Question
What does it mean that freedom is the foundation and the burden?
Quick Answer
You are free to choose and you cannot avoid choosing — even not choosing is a choice.
You are free to choose and you cannot avoid choosing — even not choosing is a choice.
Example: Marcus is a thirty-eight-year-old product director who left a stable corporate role eighteen months ago to build his own company. In L-1481, he recognized that no cosmic blueprint determined his path — he had constructed his identity through a long sequence of choices, not discovered some pre-existing script. Now, sitting alone in his home office at six in the morning, he faces what that insight actually demands. Three partnership offers sit in his inbox, each pointing toward a fundamentally different future for the company. One optimizes for revenue and would require him to build a product he finds intellectually hollow. One aligns with his values but carries significant financial risk. The third is a compromise that would leave him neither fulfilled nor bankrupt. He notices a desperate wish for someone — an advisor, a framework, a sign — to make the decision for him. But L-1481 dissolved that hope. There is no correct answer written somewhere waiting to be found. He must choose, and his choice will create the kind of person he becomes. He cannot defer to the market, his investors, or his spouse without recognizing that deferral is itself a choice he is making and one he will own the consequences of. He spends three days oscillating, then realizes the oscillation is not neutral deliberation — it is a slow leak of agency. He chooses the values-aligned partnership, not because the universe confirmed it was right, but because he decided it was the meaning he wanted to build. Six months later, the financial risk materializes exactly as predicted. He does not regret the choice. He regrets nothing, because he made it with full ownership. The weight of that ownership is heavier than any corporate hierarchy ever imposed on him, and he would not trade it.
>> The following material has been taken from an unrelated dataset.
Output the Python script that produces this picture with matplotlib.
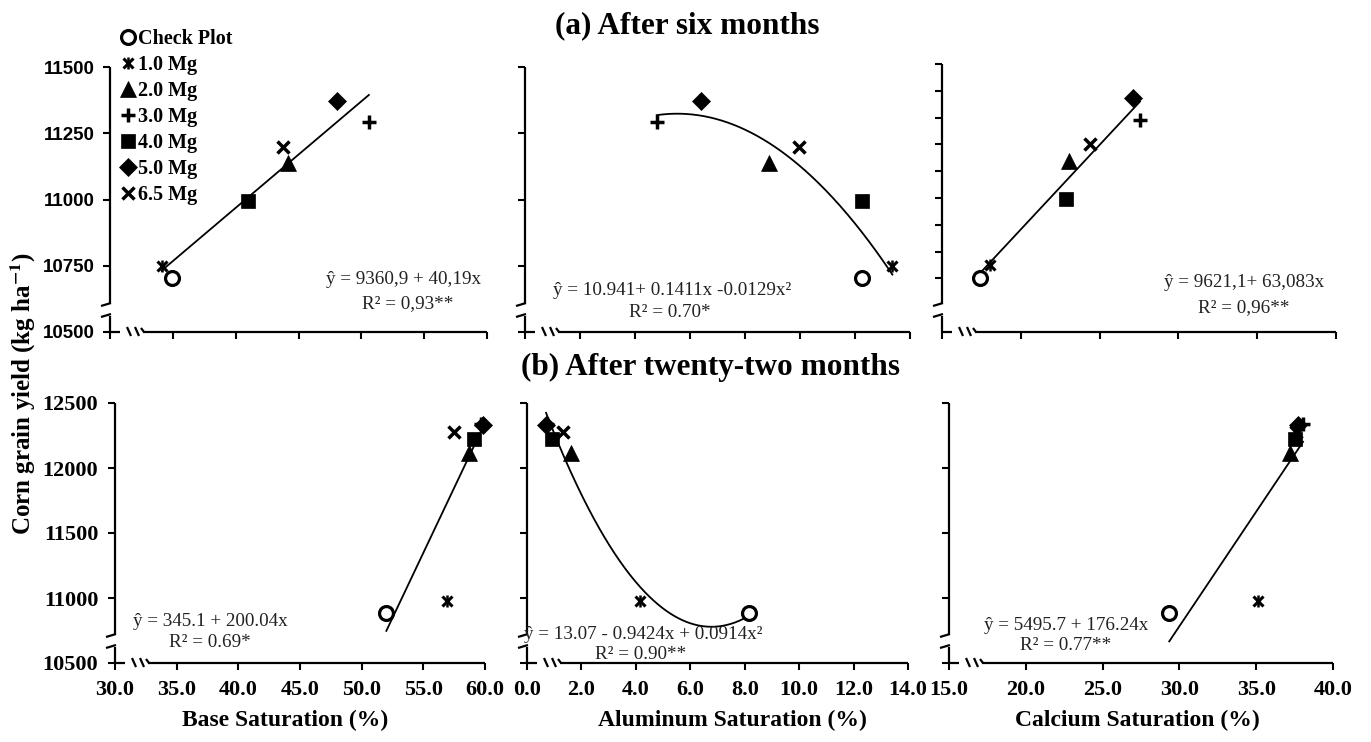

Try this: Identify a decision you are currently postponing — something you have been avoiding, deferring, or delegating for more than two weeks. Write it down in a single sentence. Then complete the following four steps. First, write out every reason you have not yet decided. Be honest and exhaustive. Second, examine each reason and mark whether it is a genuine constraint (an actual external barrier that prevents action) or a freedom deferral (a way of avoiding the responsibility of choosing). Most reasons you have listed will fall into the second category. Third, write a single paragraph that begins with the words "I am choosing not to decide because..." and complete it truthfully. Notice that this sentence itself reveals the choice embedded in your inaction — you are actively choosing postponement, and that postponement has consequences you are also choosing. Fourth, set a decision deadline no more than seventy-two hours from now. Write down what you will choose if you reach the deadline without new information. Sit with the discomfort of that commitment. The discomfort you feel is not a sign that something is wrong. It is the felt experience of freedom operating as it always does — as both the ground you stand on and the weight you carry.